An interesting new cancer research study published by a team of researchers from the Moffitt Cancer Center puts forth an idea for a new approach to the treatment of cancer. It’s what many are calling an “evolutionary approach”, and it is less toxic than the normal approach to treatment with chemotherapy. The theory is that aggressive chemotherapy treatments kill all of the cancer cells that can’t survive the drug, leaving the strongest, most resistant cells alone to multiply and take over. The study was published in the journal Science Translational Research in February of this year.
This new approach to cancer treatment that the researchers refer to as an “adaptive strategy” is to treat the cancer with short bursts of chemotherapy, allowing some of the cancer cells that aren’t resistant to the drug to remain and keep the cells that are resistant at bay. By using the old approach of aggressively treating a tumor and then stopping once the cancer responds, physicians have let evolution take its course, allowing the fittest cancer cells to survive and reproduce. The idea of treating cancer with an adaptive strategy is to keep the cancer under control rather than attempting to completely destroy it with chemotherapy, which also takes a toll on the patient.
Breast Cancer Study
The study, which was done on mice with triple-negative breast cancer (not responsive to estrogen) and estrogen positive breast cancer. Some mice were given standard treatment with paclitaxel which involved the standard maximum dose and other mice were treated using the evolutionary or adaptive approach in which they were given the normal starting dose, and then the medication was slowly decreased over time. They found that the mice that were treated using the adaptive approach lived much longer. Some were even able to discontinue the medication.

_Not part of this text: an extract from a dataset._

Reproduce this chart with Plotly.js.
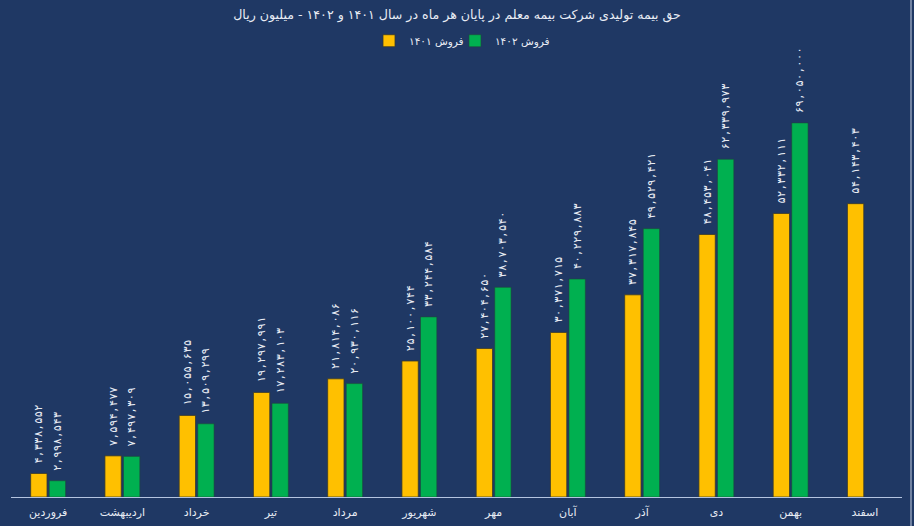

"According to evolutionary principles, high-dose therapy is least likely to be successful in controlling the tumor for any length of time because it intensely selects for resistant cells and allows them to grow rapidly because the treatment has eliminated all of its competitors," corresponding author Robert Gatenby, MD, said in a Moffitt press release. The press release also contains an overview of the study and how it was conducted.
Going Forward with an Adaptive Treatment Strategy
While treating cancer from an evolutionary standpoint may be a novel approach, the idea that cancer is an evolutionary process within our bodies isn’t new. Many books and publications have touched on this subject since 2006, as can be seen on the University of Berkeley’s website. Perhaps being able to control cancer’s evolutionary process and limit “the survival of the fittest” doctors can control some cancers that would otherwise be fatal, and all while giving patients a better quality of life. After doing this study on breast cancer, the research team is now pursuing a study on prostate cancer using the same treatment methodology.